Voor beleggingsfondsen, inclusief index trackers, wordt gebruik gemaakt van de duurzaamheidsanalyse door Alpha Research en Sustainalytics, welke laatste op de website van Morningstar wordt gepubliceerd. Alpha Research classificeert de beleggingsfondsen naar “grijs”, “lichtgroen” en “donkergroen”. Sustainalytics hanteert een ESG-rating in termen van één tot vijf zogeheten “globes”.

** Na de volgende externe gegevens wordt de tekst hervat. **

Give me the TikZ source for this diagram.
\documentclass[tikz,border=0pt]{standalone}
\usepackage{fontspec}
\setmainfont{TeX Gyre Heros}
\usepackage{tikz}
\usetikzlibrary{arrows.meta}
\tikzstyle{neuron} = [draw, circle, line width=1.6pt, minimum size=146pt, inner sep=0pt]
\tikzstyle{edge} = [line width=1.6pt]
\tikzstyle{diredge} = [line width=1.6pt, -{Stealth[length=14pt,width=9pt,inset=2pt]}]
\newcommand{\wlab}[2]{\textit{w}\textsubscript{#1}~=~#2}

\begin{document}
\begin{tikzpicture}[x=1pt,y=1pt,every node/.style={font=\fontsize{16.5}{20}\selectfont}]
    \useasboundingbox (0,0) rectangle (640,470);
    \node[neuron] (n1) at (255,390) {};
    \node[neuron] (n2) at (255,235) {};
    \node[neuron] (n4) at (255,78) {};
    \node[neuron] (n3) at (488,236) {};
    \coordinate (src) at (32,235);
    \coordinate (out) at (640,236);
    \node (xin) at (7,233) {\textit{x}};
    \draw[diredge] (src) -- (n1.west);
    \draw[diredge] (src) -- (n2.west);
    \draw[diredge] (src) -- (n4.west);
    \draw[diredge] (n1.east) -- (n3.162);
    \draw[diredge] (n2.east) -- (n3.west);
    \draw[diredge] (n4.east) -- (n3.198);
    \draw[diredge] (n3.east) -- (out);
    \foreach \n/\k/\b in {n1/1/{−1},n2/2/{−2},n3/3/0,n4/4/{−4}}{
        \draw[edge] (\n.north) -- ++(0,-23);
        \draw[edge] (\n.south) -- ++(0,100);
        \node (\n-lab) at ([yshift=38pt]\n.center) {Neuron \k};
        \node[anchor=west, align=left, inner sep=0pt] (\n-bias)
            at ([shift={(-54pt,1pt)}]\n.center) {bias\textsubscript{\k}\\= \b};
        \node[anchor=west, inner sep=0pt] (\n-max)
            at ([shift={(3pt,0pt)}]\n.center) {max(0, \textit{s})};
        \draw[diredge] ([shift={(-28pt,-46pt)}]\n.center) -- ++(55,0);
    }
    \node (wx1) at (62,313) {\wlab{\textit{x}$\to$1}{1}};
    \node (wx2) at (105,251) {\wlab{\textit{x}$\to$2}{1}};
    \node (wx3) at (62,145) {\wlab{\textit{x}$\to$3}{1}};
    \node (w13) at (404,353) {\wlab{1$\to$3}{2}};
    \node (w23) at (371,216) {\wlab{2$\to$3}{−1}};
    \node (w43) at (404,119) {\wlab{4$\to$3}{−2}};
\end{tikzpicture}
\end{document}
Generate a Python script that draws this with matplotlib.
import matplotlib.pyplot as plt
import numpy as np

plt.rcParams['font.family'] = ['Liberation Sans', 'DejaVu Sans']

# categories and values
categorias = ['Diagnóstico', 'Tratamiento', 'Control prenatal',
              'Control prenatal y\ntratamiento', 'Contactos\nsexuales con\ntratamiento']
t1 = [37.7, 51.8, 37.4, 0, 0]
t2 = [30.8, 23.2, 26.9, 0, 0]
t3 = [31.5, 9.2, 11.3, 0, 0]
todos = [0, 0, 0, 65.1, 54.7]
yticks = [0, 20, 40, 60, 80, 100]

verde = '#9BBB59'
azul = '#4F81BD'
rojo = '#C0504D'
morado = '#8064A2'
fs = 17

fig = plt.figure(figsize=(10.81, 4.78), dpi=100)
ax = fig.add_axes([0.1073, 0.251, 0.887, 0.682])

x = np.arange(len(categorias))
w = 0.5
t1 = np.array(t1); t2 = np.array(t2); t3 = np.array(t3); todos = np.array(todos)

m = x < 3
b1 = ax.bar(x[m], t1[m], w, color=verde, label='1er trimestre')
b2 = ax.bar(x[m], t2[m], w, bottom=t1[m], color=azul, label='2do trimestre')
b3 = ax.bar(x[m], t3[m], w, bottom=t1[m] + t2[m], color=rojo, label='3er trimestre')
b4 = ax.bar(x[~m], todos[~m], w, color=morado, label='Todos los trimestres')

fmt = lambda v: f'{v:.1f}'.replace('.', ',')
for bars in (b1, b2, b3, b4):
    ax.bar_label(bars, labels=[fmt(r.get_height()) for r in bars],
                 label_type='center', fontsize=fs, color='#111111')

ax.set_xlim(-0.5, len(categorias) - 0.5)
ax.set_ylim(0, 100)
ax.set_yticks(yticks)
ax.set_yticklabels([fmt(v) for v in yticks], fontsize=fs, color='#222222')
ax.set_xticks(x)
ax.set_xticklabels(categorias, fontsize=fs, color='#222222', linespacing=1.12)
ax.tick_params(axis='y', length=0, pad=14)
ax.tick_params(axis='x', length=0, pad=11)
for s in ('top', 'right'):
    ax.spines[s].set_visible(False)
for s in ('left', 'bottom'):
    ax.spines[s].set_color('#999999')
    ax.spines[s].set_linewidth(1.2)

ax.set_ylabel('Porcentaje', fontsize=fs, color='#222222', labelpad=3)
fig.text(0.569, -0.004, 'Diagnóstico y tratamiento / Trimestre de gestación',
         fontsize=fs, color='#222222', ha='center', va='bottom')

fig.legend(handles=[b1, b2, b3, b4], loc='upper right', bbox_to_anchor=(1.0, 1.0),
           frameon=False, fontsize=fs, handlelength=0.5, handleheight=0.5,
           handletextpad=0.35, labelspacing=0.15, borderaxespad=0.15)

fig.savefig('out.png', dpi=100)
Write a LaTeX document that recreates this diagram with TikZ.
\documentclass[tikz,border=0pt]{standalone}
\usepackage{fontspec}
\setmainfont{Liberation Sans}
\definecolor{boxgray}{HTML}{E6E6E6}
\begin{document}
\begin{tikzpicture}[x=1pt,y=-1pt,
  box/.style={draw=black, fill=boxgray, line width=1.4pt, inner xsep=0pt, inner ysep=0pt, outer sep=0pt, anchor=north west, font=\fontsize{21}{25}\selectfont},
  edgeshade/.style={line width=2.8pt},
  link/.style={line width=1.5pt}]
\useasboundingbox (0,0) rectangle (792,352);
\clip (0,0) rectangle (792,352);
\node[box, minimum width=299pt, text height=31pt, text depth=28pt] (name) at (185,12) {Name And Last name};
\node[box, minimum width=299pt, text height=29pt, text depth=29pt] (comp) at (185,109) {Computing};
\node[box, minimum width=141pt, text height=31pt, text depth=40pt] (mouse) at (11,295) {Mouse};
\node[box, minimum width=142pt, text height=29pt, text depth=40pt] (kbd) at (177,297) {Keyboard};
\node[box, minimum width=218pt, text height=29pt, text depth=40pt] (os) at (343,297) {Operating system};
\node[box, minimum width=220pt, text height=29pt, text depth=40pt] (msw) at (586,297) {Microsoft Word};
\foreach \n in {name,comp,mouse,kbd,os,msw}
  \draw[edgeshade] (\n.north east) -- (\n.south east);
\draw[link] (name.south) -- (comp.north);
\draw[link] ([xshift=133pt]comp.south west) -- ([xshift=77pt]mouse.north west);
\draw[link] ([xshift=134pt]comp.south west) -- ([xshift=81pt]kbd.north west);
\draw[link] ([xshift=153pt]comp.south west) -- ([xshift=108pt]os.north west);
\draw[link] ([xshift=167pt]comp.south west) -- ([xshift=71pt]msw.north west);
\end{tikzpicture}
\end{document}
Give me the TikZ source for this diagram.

Toelichting op verschillen tussen soorten (duurzame) beleggingen

In termen van mate van duurzaamheid zijn er verschillende soorten financiële instrumenten:

  1. Financiële instrumenten die (geheel of gedeeltelijk) duurzame beleggingen nastreven in economische activiteiten die kwalificeren als ‘ecologisch duurzaam’. Met name de E (Environmental ofwel milieu) van de ESG principes is hier van belang. Hieronder vallen kort samengevat alle activiteiten die bijdragen aan het beperken van klimaatverandering en/of aan klimaatadaptatie. Te denken valt o.a. aan watermanagement, opwekken en gebruik van groene energie, stikstofreductie, CO2-reductie en circulaire economie.
  2. Financiële instrumenten die als duurzame belegging kunnen worden beschouwd. Alle ESG-principes zijn in dit verband relevant: Environmental(milieu), Social (sociaal beleid) en Governance (goed ondernemingsbestuur). Een duurzame belegging is:
    1. een belegging in een economische activiteit die bijdraagt aan het bereiken van een milieudoelstelling (E), zoals gemeten aan de hand van bijvoorbeeld belangrijke hulpbronnenefficiëntie-indicatoren voor het gebruik van energie, hernieuwbare energie, grondstoffen, water en land, voor de productie van afval, en broeikasgasemissies, en voor het effect op de biodiversiteit en de circulaire economie, of
    2. een belegging in een economische activiteit die bijdraagt aan de verwezenlijking van een sociale doelstelling (S), met name een belegging die bijdraagt aan de aanpak van ongelijkheid, of die de sociale samenhang, de sociale integratie en de arbeidsverhoudingen bevordert, of
    3. een belegging in menselijk kapitaal of in economisch of sociaal achtergestelde gemeenschappen, mits deze beleggingen geen ernstige afbreuk doen aan die doelstellingen en de ondernemingen waarin is belegd praktijken op het gebied van goed bestuur volgen (G), met name wat betreft goede managementstructuren, betrekkingen met hun werknemers, beloning van het betrokken personeel en naleving van de belastingwetgeving.
  3. Financiële instrumenten die rekening houden met de belangrijkste ‘ongunstige effecten op duurzaamheidsfactoren’. Deze belangrijkste ongunstige effecten kunnen zich op verschillende terreinen voordoen, bijvoorbeeld ten aanzien van het milieu, de maatschappij, werkgelegenheid, mensenrechten, corruptie en omkoping. Dit kan onder meer betekenen dat beleggingen in bepaalde sectoren worden uitgesloten omdat de ongunstige effecten op duurzaamheidsfactoren te groot worden geacht.
  4. Financiële instrumenten zonder bovengenoemde specifieke kenmerken, die daardoor niet in aanmerking komen om te worden aanbevolen aan (potentiële) relaties die individuele duurzaamheidsvoorkeuren hebben. Aangezien Noesis zoals gezegd een ESG-neutrale vermogensbeheerder is, is het beleggingsbeleid niet specifiek gericht op de selectie van de hierboven genoemde duurzame beleggingen.